» Given instruction: Set down, exactly as written, the lines from the top of the data to the line that holds "// ---- data ----", and omit the pictures.

---*---

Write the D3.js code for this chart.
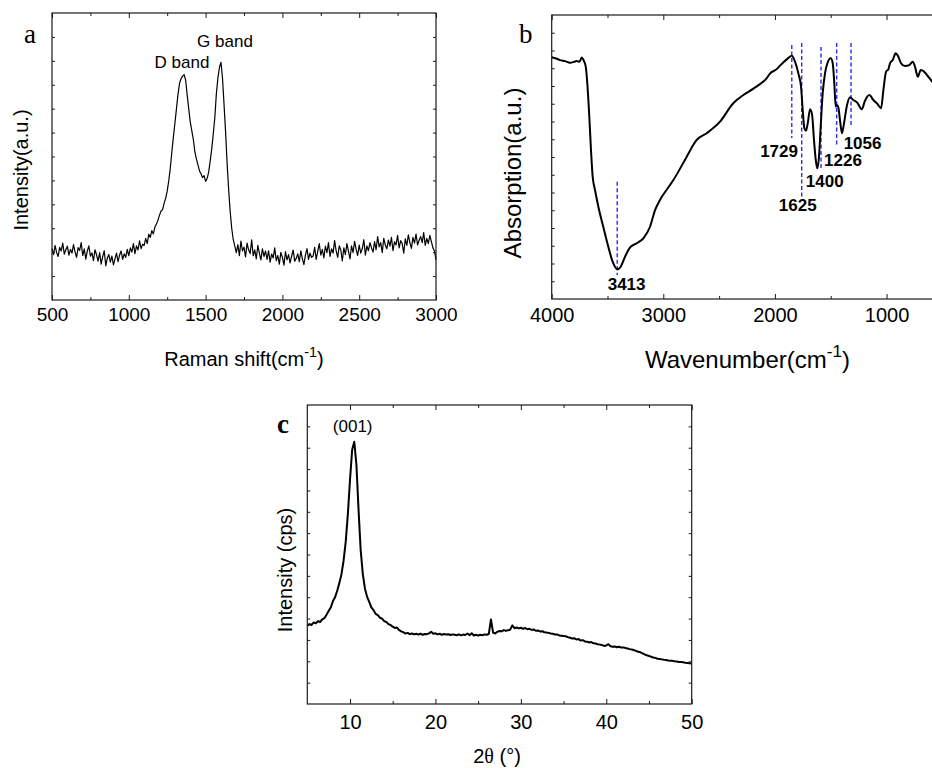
<!DOCTYPE html>
<html>
<head>
<meta charset="utf-8">
<script src="https://cdn.jsdelivr.net/npm/d3@7"></script>
<style>
  body { margin: 0; background: #fff; }
  svg { display: block; background: #fff; }
</style>
</head>
<body>
<div id="figure"></div>
<script>
// ---- data ----

// (a) Raman spectrum, sampled every 10 cm-1 from 500 to 3000
const ramanStart = 500;
const ramanStep = 10;
const ramanIntensity = [
  215, 190, 228, 198, 182, 220, 205, 238, 192, 210,
  225, 188, 212, 196, 232, 201, 178, 219, 207, 240,
  186, 214, 171, 205, 226, 183, 197, 164, 210, 189,
  162, 198, 150, 181, 206, 143, 175, 190, 158, 184,
  147, 172, 196, 160, 188, 205, 170, 193, 178, 212,
  185, 218, 200, 236, 194, 226, 209, 247, 215, 233,
  228, 258, 236, 275, 262, 290, 276, 305, 318, 334,
  355, 372, 378, 405, 425, 455, 498, 550, 618, 680,
  738, 798, 858, 905, 925, 936, 942, 920, 858, 800,
  745, 708, 672, 620, 590, 566, 540, 528, 512, 520,
  496, 508, 535, 582, 632, 695, 762, 862, 928, 972,
  994, 928, 818, 705, 572, 462, 370, 300, 252, 226,
  198, 232, 185, 246, 205, 221, 180, 238, 210, 194,
  252, 185, 210, 172, 228, 196, 168, 214, 182, 205,
  170, 206, 158, 192, 176, 218, 164, 186, 150, 199,
  178, 146, 202, 168, 190, 155, 183, 209, 162, 174,
  193, 160, 205, 172, 148, 188, 215, 170, 196, 178,
  184, 220, 170, 203, 236, 188, 212, 176, 225, 198,
  240, 182, 214, 196, 248, 205, 178, 226, 210, 163,
  218, 190, 236, 204, 172, 226, 198, 245, 212, 186,
  230, 196, 214, 252, 188, 226, 206, 240, 218, 200,
  244, 210, 265, 222, 240, 198, 258, 230, 214, 250,
  225, 262, 206, 244, 230, 270, 218, 248, 236, 196,
  256, 228, 272, 240, 216, 262, 238, 276, 230, 250,
  265, 240, 282, 228, 258, 236, 270, 244, 218, 205,
  168
];
const ramanMajorTicks = [500, 1000, 1500, 2000, 2500, 3000];
const ramanMinorTicks = [750, 1250, 1750, 2250, 2750];
const ramanBands = ["D band", "G band"];

// (b) FTIR spectrum
const ftirWavenumber = [
  4000, 3960, 3926, 3880, 3836, 3800, 3776, 3752, 3731, 3716, 3695, 3681, 3663, 3648,
  3633, 3612, 3582, 3538, 3493, 3454, 3412, 3382, 3343, 3298, 3238, 3179, 3119, 3074,
  3030, 2940, 2910, 2790, 2701, 2611, 2492, 2373, 2342, 2283, 2193, 2073, 2044, 1984,
  1954, 1894, 1849, 1820, 1790, 1766, 1751, 1736, 1721, 1706, 1685, 1667, 1650, 1634,
  1620, 1605, 1590, 1572, 1551, 1530, 1500, 1482, 1468, 1455, 1444, 1432, 1417, 1399,
  1381, 1357, 1327, 1298, 1262, 1222, 1193, 1154, 1118, 1082, 1049, 1028, 1004, 984,
  969, 945, 918, 894, 870, 834, 796, 765, 745, 720, 693, 664, 625, 591, 560
];
const ftirAbsorption = [
  13.62, 13.55, 13.46, 13.40, 13.31, 13.36, 13.41, 13.36, 13.60, 13.47, 13.09, 12.15, 10.27, 8.39,
  6.89, 6.14, 5.20, 4.07, 2.95, 2.10, 1.67, 1.82, 2.38, 2.91, 3.14, 3.42, 4.07, 5.01,
  5.58, 6.42, 6.70, 8.02, 8.96, 9.34, 9.99, 11.03, 11.21, 11.49, 11.85, 12.45, 12.70, 12.95,
  13.15, 13.50, 13.71, 13.37, 12.71, 11.96, 10.65, 9.62, 9.48, 9.90, 10.69, 10.37, 8.96, 7.83,
  7.36, 8.02, 9.71, 11.59, 12.72, 13.28, 13.56, 13.28, 12.15, 10.83, 10.93, 10.80, 10.08, 9.34,
  9.90, 10.83, 11.36, 11.21, 11.06, 10.69, 11.17, 11.49, 11.21, 10.99, 10.74, 11.78, 12.81, 12.94,
  13.28, 13.46, 13.84, 13.65, 13.28, 13.13, 13.18, 13.37, 13.09, 12.52, 12.90, 12.81, 12.52, 12.24, 12.00
];
const ftirMajorTicks = [4000, 3000, 2000, 1000];
const ftirMinorTicks = [3500, 2500, 1500, 500];
const ftirPeakLabels = ["3413", "1729", "1625", "1400", "1226", "1056"];
const ftirPeakLines = [3413, 1849, 1760, 1587, 1447, 1318];

// (c) XRD pattern, sampled every 0.25 degree from 5 to 50
const xrdStart = 5;
const xrdStep = 0.25;
const xrdCounts = [
  3.66, 3.74, 3.70, 3.82, 3.78, 3.88, 3.84, 3.96, 4.02, 4.18, 4.36, 4.52, 4.82, 5.00, 5.30, 5.66,
  6.08, 6.72, 7.60, 8.90, 10.50, 11.90, 12.28, 11.20, 9.10, 7.20, 6.08, 5.40, 5.02, 4.78, 4.52, 4.40,
  4.22, 4.16, 4.04, 4.00, 3.88, 3.84, 3.74, 3.70, 3.62, 3.56, 3.58, 3.46, 3.40, 3.36, 3.30, 3.33,
  3.27, 3.30, 3.26, 3.29, 3.25, 3.30, 3.24, 3.28, 3.27, 3.31, 3.38, 3.29, 3.31, 3.26, 3.29, 3.24,
  3.28, 3.25, 3.27, 3.23, 3.26, 3.24, 3.22, 3.26, 3.21, 3.25, 3.23, 3.30, 3.22, 3.31, 3.21, 3.24,
  3.20, 3.24, 3.22, 3.26, 3.24, 3.28, 3.96, 3.34, 3.30, 3.38, 3.42, 3.40, 3.46, 3.43, 3.45, 3.48,
  3.68, 3.55, 3.58, 3.54, 3.57, 3.52, 3.56, 3.50, 3.52, 3.47, 3.49, 3.43, 3.44, 3.40, 3.41, 3.36,
  3.35, 3.33, 3.30, 3.29, 3.25, 3.26, 3.21, 3.20, 3.18, 3.17, 3.13, 3.10, 3.07, 3.08, 3.02, 3.04,
  2.97, 2.99, 2.93, 2.92, 2.88, 2.90, 2.84, 2.83, 2.80, 2.78, 2.76, 2.72, 2.74, 2.80, 2.70, 2.68,
  2.69, 2.66, 2.68, 2.64, 2.65, 2.62, 2.60, 2.57, 2.55, 2.52, 2.48, 2.45, 2.42, 2.37, 2.32, 2.28,
  2.25, 2.21, 2.18, 2.16, 2.12, 2.11, 2.09, 2.07, 2.06, 2.04, 2.03, 2.02, 2.00, 1.99, 1.97, 1.97,
  1.95, 1.93, 1.92, 1.91, 1.89
];
const xrdMajorTicks = [10, 20, 30, 40, 50];
const xrdMinorTicks = [15, 25, 35, 45];
const xrdPeakLabel = "(001)";

// ---- drawing ----
const SANS = "'Liberation Sans', Arial, sans-serif";
const SERIF = "'Liberation Serif', 'Times New Roman', serif";
const INK = "#1a1a1a";

const svg = d3.select("#figure")
  .append("svg")
  .attr("width", 932)
  .attr("height", 768);

// box with inward ticks on all four sides, labels only on the bottom
function drawFrame(x, y, majorX, minorX, yStep, labelPad, labelSize) {
  const [x0, x1] = x.range();
  const [yb, yt] = y.range();
  const yTicks = d3.range(y.domain()[0] + yStep, y.domain()[1], yStep);

  svg.append("rect")
    .attr("x", x0).attr("y", yt)
    .attr("width", x1 - x0).attr("height", yb - yt)
    .attr("fill", "none").attr("stroke", INK).attr("stroke-width", 1.2);

  const clean = a => {
    a.select(".domain").remove();
    a.selectAll("line").attr("stroke", INK).attr("stroke-width", 1);
  };

  svg.append("g").attr("transform", `translate(0,${yb})`)
    .call(d3.axisBottom(x).tickValues(majorX).tickSize(-5).tickPadding(labelPad).tickFormat(d3.format("d")))
    .call(clean)
    .call(a => a.selectAll("text").attr("font-family", SANS).attr("font-size", labelSize).attr("fill", "#000"));
  svg.append("g").attr("transform", `translate(0,${yb})`)
    .call(d3.axisBottom(x).tickValues(minorX).tickSize(-3).tickFormat(""))
    .call(clean);
  svg.append("g").attr("transform", `translate(0,${yt})`)
    .call(d3.axisTop(x).tickValues(majorX).tickSize(-5).tickFormat(""))
    .call(clean);
  svg.append("g").attr("transform", `translate(0,${yt})`)
    .call(d3.axisTop(x).tickValues(minorX).tickSize(-3).tickFormat(""))
    .call(clean);
  svg.append("g").attr("transform", `translate(${x0},0)`)
    .call(d3.axisLeft(y).tickValues(yTicks).tickSize(-3).tickFormat(""))
    .call(clean);
  svg.append("g").attr("transform", `translate(${x1},0)`)
    .call(d3.axisRight(y).tickValues(yTicks).tickSize(-3).tickFormat(""))
    .call(clean);
}

function xTitle(cx, baseline, size, main, sup, tail) {
  const t = svg.append("text")
    .attr("x", cx).attr("y", baseline)
    .attr("text-anchor", "middle")
    .attr("font-family", SANS).attr("font-size", size);
  t.append("tspan").text(main);
  if (sup) {
    t.append("tspan").attr("dy", -size * 0.45).attr("font-size", size * 0.72).text(sup);
    t.append("tspan").attr("dy", size * 0.45).text(tail);
  }
  return t;
}

function yTitle(cx, cy, size, label) {
  svg.append("text")
    .attr("transform", `translate(${cx},${cy}) rotate(-90)`)
    .attr("text-anchor", "middle").attr("dy", "0.35em")
    .attr("font-family", SANS).attr("font-size", size)
    .text(label);
}

function panelLetter(x, y, letter, bold) {
  svg.append("text")
    .attr("x", x).attr("y", y)
    .attr("font-family", SERIF).attr("font-size", 27)
    .attr("font-weight", bold ? "bold" : "normal")
    .text(letter);
}

// ---------- (a) Raman ----------
const xA = d3.scaleLinear().domain([500, 3000]).range([52, 436]);
const yA = d3.scaleLinear().domain([0, 1200]).range([300, 13]);

svg.append("path")
  .datum(ramanIntensity)
  .attr("fill", "none").attr("stroke", "#000").attr("stroke-width", 1.2)
  .attr("stroke-linejoin", "round")
  .attr("d", d3.line().x((d, i) => xA(ramanStart + i * ramanStep)).y(d => yA(d)));

drawFrame(xA, yA, ramanMajorTicks, ramanMinorTicks, 100, 8, 19);

svg.append("text").attr("x", 182).attr("y", 68)
  .attr("text-anchor", "middle").attr("font-family", SANS).attr("font-size", 17)
  .text(ramanBands[0]);
svg.append("text").attr("x", 225).attr("y", 47)
  .attr("text-anchor", "middle").attr("font-family", SANS).attr("font-size", 17)
  .text(ramanBands[1]);

xTitle(244, 366, 20, "Raman shift(cm", "-1", ")");
yTitle(21, 170, 20, "Intensity(a.u.)");
panelLetter(24, 43, "a", false);

// ---------- (b) FTIR ----------
const xB = d3.scaleLinear().domain([4000, 400]).range([551.7, 953.5]);
const yB = d3.scaleLinear().domain([0, 16]).range([299, 15]);

// peak guide lines
const peakLayout = [
  { y0: 6.61, y1: 1.35, dx: 9.4,   yl: 0.51 },
  { y0: 14.31, y1: 9.07, dx: -12.7, yl: 8.02 },
  { y0: 14.42, y1: 5.75, dx: -4,    yl: 4.96 },
  { y0: 14.20, y1: 7.27, dx: 3.7,   yl: 6.29 },
  { y0: 14.42, y1: 8.56, dx: 6.3,   yl: 7.51 },
  { y0: 14.42, y1: 9.69, dx: 11.5,  yl: 8.43 }
];

svg.append("g").selectAll("line")
  .data(ftirPeakLines)
  .join("line")
  .attr("x1", d => xB(d)).attr("x2", d => xB(d))
  .attr("y1", (d, i) => yB(peakLayout[i].y0))
  .attr("y2", (d, i) => yB(peakLayout[i].y1))
  .attr("stroke", "#2a2aff").attr("stroke-width", 1.4)
  .attr("stroke-dasharray", "4,2.5");

svg.append("path")
  .datum(d3.zip(ftirWavenumber, ftirAbsorption))
  .attr("fill", "none").attr("stroke", "#000").attr("stroke-width", 2)
  .attr("stroke-linejoin", "round")
  .attr("d", d3.line().curve(d3.curveMonotoneX).x(d => xB(d[0])).y(d => yB(d[1])));

svg.append("g").selectAll("text")
  .data(ftirPeakLabels)
  .join("text")
  .attr("x", (d, i) => xB(ftirPeakLines[i]) + peakLayout[i].dx)
  .attr("y", (d, i) => yB(peakLayout[i].yl))
  .attr("text-anchor", "middle")
  .attr("font-family", SANS).attr("font-size", 17).attr("font-weight", "bold")
  .text(d => d);

drawFrame(xB, yB, ftirMajorTicks, ftirMinorTicks, 1, 9, 20);

xTitle(747.5, 368, 24, "Wavenumber(cm", "-1", ")");
yTitle(513, 173, 24, "Absorption(a.u.)");
panelLetter(519, 43, "b", false);

// ---------- (c) XRD ----------
const xC = d3.scaleLinear().domain([5, 50]).range([307.3, 691.7]);
const yC = d3.scaleLinear().domain([0, 14]).range([704, 405]);

svg.append("path")
  .datum(xrdCounts)
  .attr("fill", "none").attr("stroke", "#000").attr("stroke-width", 2)
  .attr("stroke-linejoin", "round")
  .attr("d", d3.line().x((d, i) => xC(xrdStart + i * xrdStep)).y(d => yC(d)));

drawFrame(xC, yC, xrdMajorTicks, xrdMinorTicks, 1, 11, 20);

svg.append("text").attr("x", 352.7).attr("y", 432)
  .attr("text-anchor", "middle").attr("font-family", SANS).attr("font-size", 17)
  .text(xrdPeakLabel);

const tC = svg.append("text")
  .attr("x", 497).attr("y", 763)
  .attr("text-anchor", "middle")
  .attr("font-family", SANS).attr("font-size", 20);
tC.append("tspan").text("2");
tC.append("tspan").attr("font-family", SERIF).text("θ");
tC.append("tspan").text(" (°)");

yTitle(285, 570, 20, "Intensity (cps)");
panelLetter(277, 433, "c", true);
</script>
</body>
</html>
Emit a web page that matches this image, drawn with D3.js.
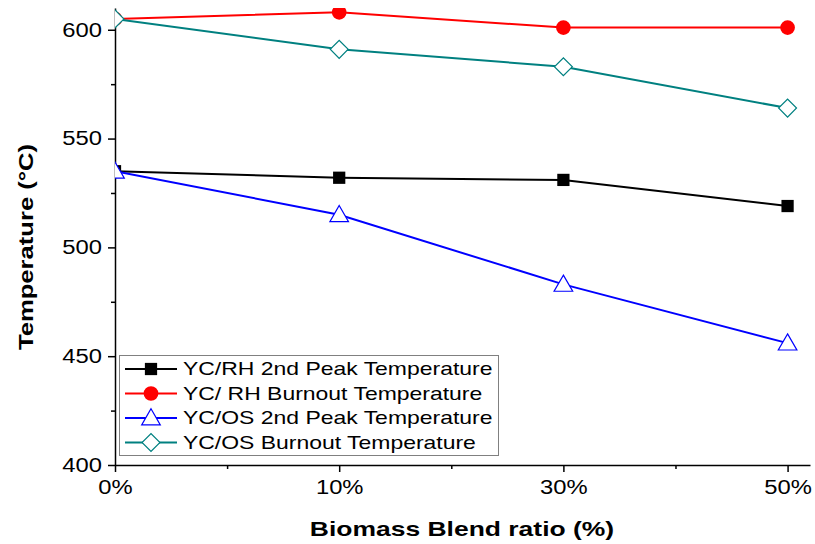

---*---

» Correct answer:
Write the D3.js code for this chart.
<!DOCTYPE html>
<html>
<head>
<meta charset="utf-8">
<script src="https://cdn.jsdelivr.net/npm/d3@7"></script>
<style>
  body { margin: 0; background: #fff; }
  svg { display: block; background: #fff; }
</style>
</head>
<body>
<div id="figure"></div>
<script>
// ---- data ----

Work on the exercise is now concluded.